* SET TASK
Restate the whole listing word for word. Pictures are left out.
** Start **
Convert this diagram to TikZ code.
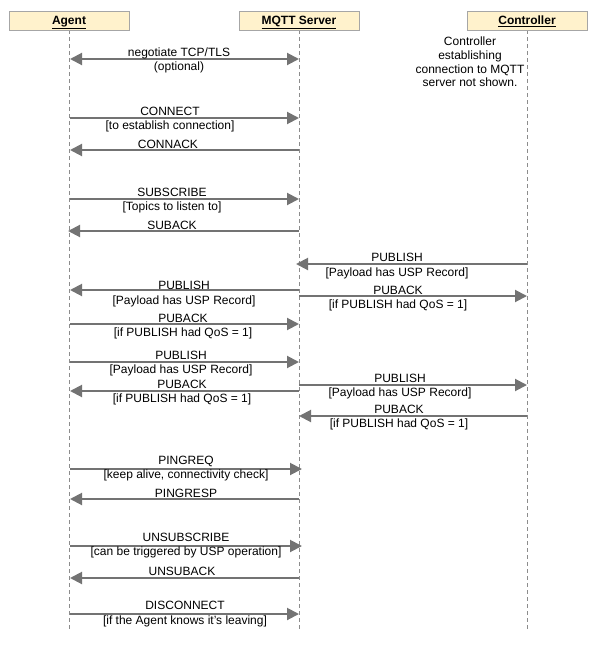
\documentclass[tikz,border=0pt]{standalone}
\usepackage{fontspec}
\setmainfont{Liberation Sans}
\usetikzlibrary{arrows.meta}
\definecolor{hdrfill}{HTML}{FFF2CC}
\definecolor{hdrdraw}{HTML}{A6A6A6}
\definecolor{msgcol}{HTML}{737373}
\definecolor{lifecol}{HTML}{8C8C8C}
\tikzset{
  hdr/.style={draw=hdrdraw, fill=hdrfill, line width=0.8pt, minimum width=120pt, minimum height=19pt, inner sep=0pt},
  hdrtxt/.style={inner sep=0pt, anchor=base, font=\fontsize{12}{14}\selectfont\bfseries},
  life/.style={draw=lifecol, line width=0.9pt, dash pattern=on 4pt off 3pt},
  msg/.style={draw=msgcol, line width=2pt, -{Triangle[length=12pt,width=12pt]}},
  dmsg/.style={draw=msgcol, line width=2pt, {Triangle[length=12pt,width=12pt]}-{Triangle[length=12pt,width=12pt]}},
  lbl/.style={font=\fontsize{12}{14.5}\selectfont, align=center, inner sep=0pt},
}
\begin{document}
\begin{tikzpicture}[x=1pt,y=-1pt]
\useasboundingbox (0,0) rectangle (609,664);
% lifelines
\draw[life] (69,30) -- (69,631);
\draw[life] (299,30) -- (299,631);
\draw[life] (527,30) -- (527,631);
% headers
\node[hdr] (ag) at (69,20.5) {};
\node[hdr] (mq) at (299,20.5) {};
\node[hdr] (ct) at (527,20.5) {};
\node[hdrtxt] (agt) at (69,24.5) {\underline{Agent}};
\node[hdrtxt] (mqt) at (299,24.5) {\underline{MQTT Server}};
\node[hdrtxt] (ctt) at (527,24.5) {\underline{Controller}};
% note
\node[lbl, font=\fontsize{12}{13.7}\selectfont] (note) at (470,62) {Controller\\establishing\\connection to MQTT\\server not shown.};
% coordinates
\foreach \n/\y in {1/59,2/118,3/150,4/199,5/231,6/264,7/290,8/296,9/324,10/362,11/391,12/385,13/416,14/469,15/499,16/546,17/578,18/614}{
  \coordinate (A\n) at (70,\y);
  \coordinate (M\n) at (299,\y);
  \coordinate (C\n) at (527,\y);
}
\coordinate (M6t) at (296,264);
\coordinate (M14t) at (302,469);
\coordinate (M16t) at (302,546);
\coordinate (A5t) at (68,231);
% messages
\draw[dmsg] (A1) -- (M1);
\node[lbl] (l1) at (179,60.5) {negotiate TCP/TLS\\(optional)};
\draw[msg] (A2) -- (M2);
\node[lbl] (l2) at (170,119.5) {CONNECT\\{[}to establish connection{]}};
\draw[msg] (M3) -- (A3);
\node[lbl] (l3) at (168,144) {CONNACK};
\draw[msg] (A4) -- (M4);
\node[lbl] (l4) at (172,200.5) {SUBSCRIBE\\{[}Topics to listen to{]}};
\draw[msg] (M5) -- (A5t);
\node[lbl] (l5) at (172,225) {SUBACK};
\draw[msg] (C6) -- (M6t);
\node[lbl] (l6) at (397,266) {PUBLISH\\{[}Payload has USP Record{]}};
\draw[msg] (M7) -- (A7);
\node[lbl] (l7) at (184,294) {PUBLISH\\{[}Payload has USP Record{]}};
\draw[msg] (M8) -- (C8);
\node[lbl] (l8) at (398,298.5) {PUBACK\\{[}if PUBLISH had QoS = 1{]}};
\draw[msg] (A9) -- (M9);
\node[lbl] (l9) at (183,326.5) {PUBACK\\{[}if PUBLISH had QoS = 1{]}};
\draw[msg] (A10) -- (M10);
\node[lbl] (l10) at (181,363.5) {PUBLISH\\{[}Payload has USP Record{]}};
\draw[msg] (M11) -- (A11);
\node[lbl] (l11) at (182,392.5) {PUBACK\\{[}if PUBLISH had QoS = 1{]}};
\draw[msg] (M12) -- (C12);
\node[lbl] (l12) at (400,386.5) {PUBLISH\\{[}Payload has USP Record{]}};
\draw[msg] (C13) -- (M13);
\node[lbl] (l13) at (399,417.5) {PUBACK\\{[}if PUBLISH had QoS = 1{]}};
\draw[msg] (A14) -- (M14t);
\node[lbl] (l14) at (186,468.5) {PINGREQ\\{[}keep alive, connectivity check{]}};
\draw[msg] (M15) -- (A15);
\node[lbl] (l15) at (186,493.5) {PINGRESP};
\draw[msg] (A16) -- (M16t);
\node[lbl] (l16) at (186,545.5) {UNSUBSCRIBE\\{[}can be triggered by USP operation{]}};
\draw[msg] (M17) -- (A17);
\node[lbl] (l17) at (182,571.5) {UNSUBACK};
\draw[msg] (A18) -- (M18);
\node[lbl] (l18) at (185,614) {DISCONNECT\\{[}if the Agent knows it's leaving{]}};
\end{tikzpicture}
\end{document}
** End **
* ANSWER TO THIS TASK
Convert this diagram to TikZ code.
\documentclass[tikz,border=0pt]{standalone}
\usepackage{fontspec}
\setmainfont{Liberation Sans}
\usetikzlibrary{arrows.meta}
\definecolor{hdrfill}{HTML}{FFF2CC}
\definecolor{hdrdraw}{HTML}{A6A6A6}
\definecolor{msgcol}{HTML}{737373}
\definecolor{lifecol}{HTML}{8C8C8C}
\tikzset{
  hdr/.style={draw=hdrdraw, fill=hdrfill, line width=0.8pt, minimum width=120pt, minimum height=19pt, inner sep=0pt},
  hdrtxt/.style={inner sep=0pt, anchor=base, font=\fontsize{12}{14}\selectfont\bfseries},
  life/.style={draw=lifecol, line width=0.9pt, dash pattern=on 4pt off 3pt},
  msg/.style={draw=msgcol, line width=2pt, -{Triangle[length=12pt,width=12pt]}},
  dmsg/.style={draw=msgcol, line width=2pt, {Triangle[length=12pt,width=12pt]}-{Triangle[length=12pt,width=12pt]}},
  lbl/.style={font=\fontsize{12}{14.5}\selectfont, align=center, inner sep=0pt},
}
\begin{document}
\begin{tikzpicture}[x=1pt,y=-1pt]
\useasboundingbox (0,0) rectangle (609,664);
% lifelines
\draw[life] (69,30) -- (69,631);
\draw[life] (299,30) -- (299,631);
\draw[life] (527,30) -- (527,631);
% headers
\node[hdr] (ag) at (69,20.5) {};
\node[hdr] (mq) at (299,20.5) {};
\node[hdr] (ct) at (527,20.5) {};
\node[hdrtxt] (agt) at (69,24.5) {\underline{Agent}};
\node[hdrtxt] (mqt) at (299,24.5) {\underline{MQTT Server}};
\node[hdrtxt] (ctt) at (527,24.5) {\underline{Controller}};
% note
\node[lbl, font=\fontsize{12}{13.7}\selectfont] (note) at (470,62) {Controller\\establishing\\connection to MQTT\\server not shown.};
% coordinates
\foreach \n/\y in {1/59,2/118,3/150,4/199,5/231,6/264,7/290,8/296,9/324,10/362,11/391,12/385,13/416,14/469,15/499,16/546,17/578,18/614}{
  \coordinate (A\n) at (70,\y);
  \coordinate (M\n) at (299,\y);
  \coordinate (C\n) at (527,\y);
}
\coordinate (M6t) at (296,264);
\coordinate (M14t) at (302,469);
\coordinate (M16t) at (302,546);
\coordinate (A5t) at (68,231);
% messages
\draw[dmsg] (A1) -- (M1);
\node[lbl] (l1) at (179,60.5) {negotiate TCP/TLS\\(optional)};
\draw[msg] (A2) -- (M2);
\node[lbl] (l2) at (170,119.5) {CONNECT\\{[}to establish connection{]}};
\draw[msg] (M3) -- (A3);
\node[lbl] (l3) at (168,144) {CONNACK};
\draw[msg] (A4) -- (M4);
\node[lbl] (l4) at (172,200.5) {SUBSCRIBE\\{[}Topics to listen to{]}};
\draw[msg] (M5) -- (A5t);
\node[lbl] (l5) at (172,225) {SUBACK};
\draw[msg] (C6) -- (M6t);
\node[lbl] (l6) at (397,266) {PUBLISH\\{[}Payload has USP Record{]}};
\draw[msg] (M7) -- (A7);
\node[lbl] (l7) at (184,294) {PUBLISH\\{[}Payload has USP Record{]}};
\draw[msg] (M8) -- (C8);
\node[lbl] (l8) at (398,298.5) {PUBACK\\{[}if PUBLISH had QoS = 1{]}};
\draw[msg] (A9) -- (M9);
\node[lbl] (l9) at (183,326.5) {PUBACK\\{[}if PUBLISH had QoS = 1{]}};
\draw[msg] (A10) -- (M10);
\node[lbl] (l10) at (181,363.5) {PUBLISH\\{[}Payload has USP Record{]}};
\draw[msg] (M11) -- (A11);
\node[lbl] (l11) at (182,392.5) {PUBACK\\{[}if PUBLISH had QoS = 1{]}};
\draw[msg] (M12) -- (C12);
\node[lbl] (l12) at (400,386.5) {PUBLISH\\{[}Payload has USP Record{]}};
\draw[msg] (C13) -- (M13);
\node[lbl] (l13) at (399,417.5) {PUBACK\\{[}if PUBLISH had QoS = 1{]}};
\draw[msg] (A14) -- (M14t);
\node[lbl] (l14) at (186,468.5) {PINGREQ\\{[}keep alive, connectivity check{]}};
\draw[msg] (M15) -- (A15);
\node[lbl] (l15) at (186,493.5) {PINGRESP};
\draw[msg] (A16) -- (M16t);
\node[lbl] (l16) at (186,545.5) {UNSUBSCRIBE\\{[}can be triggered by USP operation{]}};
\draw[msg] (M17) -- (A17);
\node[lbl] (l17) at (182,571.5) {UNSUBACK};
\draw[msg] (A18) -- (M18);
\node[lbl] (l18) at (185,614) {DISCONNECT\\{[}if the Agent knows it's leaving{]}};
\end{tikzpicture}
\end{document}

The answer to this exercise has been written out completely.